Show every line below where "this" can be found.

Items listed in a dataset
** Begin **

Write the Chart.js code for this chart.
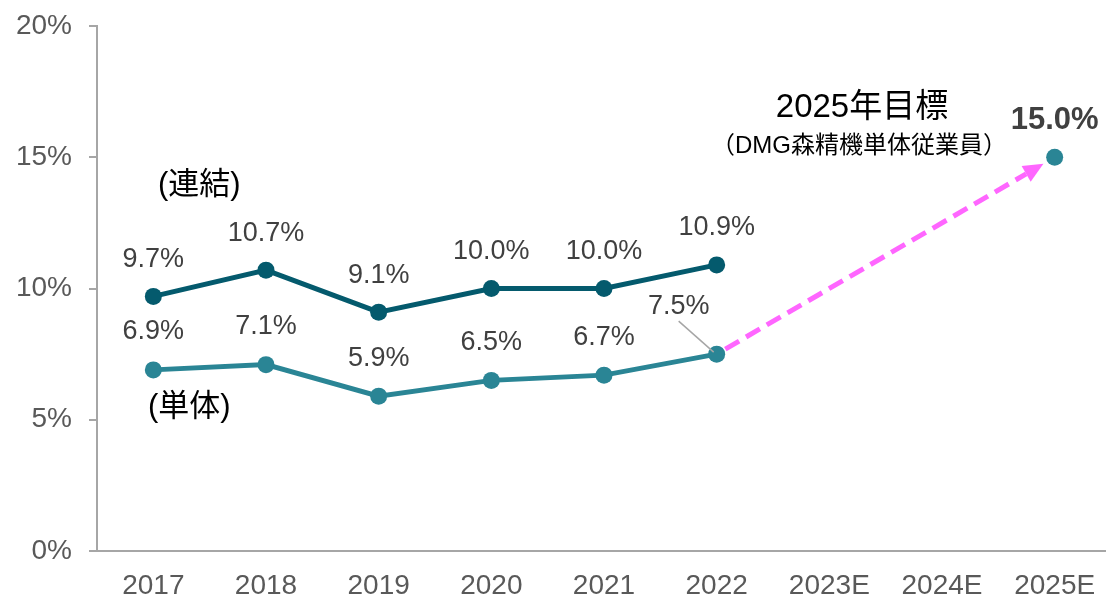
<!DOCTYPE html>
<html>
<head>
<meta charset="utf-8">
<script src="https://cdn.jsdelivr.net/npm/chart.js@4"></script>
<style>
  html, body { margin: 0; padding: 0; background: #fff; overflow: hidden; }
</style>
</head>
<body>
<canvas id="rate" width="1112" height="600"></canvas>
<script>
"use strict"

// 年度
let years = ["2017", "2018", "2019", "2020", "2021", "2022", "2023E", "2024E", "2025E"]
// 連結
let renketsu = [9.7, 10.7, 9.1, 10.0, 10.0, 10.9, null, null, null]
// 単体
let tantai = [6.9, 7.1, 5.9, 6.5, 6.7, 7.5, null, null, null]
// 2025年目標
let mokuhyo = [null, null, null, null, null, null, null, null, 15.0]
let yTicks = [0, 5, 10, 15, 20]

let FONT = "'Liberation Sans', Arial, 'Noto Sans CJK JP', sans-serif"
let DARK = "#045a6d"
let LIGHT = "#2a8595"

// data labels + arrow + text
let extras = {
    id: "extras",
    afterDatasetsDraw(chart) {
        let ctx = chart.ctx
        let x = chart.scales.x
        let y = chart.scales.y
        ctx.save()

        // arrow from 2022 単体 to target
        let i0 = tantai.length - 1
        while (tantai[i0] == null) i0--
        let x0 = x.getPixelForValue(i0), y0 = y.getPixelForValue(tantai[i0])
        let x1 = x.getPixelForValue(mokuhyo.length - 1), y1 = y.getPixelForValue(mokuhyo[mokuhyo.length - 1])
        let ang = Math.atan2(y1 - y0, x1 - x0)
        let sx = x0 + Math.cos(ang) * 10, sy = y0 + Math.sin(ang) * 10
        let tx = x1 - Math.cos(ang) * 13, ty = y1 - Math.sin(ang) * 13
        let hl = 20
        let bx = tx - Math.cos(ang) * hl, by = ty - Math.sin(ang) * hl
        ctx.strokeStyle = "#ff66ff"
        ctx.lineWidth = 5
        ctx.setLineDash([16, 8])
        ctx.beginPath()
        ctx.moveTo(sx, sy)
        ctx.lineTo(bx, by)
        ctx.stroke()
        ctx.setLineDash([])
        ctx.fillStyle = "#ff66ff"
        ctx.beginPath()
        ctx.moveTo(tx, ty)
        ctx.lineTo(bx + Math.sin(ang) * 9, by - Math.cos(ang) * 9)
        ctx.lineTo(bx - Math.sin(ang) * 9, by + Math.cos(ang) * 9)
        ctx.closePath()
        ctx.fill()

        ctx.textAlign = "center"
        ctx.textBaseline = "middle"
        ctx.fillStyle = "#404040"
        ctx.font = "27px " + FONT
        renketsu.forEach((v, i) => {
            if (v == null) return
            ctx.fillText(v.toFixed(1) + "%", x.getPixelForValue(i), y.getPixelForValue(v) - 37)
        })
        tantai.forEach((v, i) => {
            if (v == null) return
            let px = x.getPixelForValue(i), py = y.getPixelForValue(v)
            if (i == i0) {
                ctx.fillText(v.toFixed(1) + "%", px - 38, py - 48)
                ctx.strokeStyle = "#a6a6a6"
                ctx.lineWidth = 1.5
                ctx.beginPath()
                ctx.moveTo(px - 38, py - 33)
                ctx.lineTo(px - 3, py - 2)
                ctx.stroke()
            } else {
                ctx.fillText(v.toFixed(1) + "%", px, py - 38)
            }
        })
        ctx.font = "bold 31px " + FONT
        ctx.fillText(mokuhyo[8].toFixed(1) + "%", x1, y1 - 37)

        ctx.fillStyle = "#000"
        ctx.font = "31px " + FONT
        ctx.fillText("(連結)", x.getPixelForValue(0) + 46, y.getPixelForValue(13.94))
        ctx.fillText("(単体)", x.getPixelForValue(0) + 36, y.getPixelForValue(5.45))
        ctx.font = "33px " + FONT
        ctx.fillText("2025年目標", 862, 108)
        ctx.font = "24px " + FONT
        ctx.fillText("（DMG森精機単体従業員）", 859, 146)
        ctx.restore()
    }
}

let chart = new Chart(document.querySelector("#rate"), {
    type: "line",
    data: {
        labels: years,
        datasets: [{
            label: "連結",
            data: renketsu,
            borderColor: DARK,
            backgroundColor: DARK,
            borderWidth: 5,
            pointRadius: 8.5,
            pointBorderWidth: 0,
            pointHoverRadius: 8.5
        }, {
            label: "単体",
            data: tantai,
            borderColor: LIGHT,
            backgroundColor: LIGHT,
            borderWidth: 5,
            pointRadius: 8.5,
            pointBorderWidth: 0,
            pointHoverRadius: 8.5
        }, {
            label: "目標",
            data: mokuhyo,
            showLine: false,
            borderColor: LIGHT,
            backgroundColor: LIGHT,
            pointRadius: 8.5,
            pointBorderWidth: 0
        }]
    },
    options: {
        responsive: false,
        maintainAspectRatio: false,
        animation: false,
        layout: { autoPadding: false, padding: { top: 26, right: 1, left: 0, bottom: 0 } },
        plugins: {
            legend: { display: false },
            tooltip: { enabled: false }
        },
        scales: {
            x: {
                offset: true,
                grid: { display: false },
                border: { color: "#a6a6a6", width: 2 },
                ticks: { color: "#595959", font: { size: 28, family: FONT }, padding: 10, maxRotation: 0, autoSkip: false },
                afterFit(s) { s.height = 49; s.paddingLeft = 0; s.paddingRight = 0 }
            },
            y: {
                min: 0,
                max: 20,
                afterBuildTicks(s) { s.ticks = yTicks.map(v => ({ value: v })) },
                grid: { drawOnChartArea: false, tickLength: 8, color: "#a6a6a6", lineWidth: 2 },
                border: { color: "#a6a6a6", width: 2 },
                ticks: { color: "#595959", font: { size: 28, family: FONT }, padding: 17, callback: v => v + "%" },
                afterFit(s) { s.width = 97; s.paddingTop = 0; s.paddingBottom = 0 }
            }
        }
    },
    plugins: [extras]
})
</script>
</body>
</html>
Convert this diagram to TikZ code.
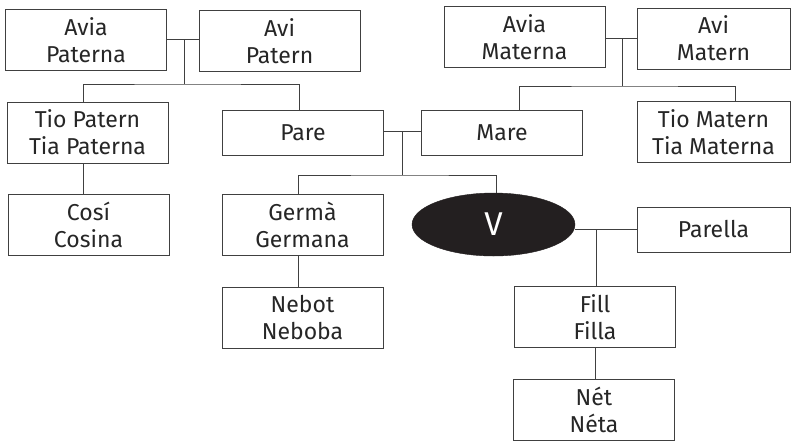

** End **

Solution to the exercise:
Write the Chart.js code for this chart.
Convert this diagram to TikZ code.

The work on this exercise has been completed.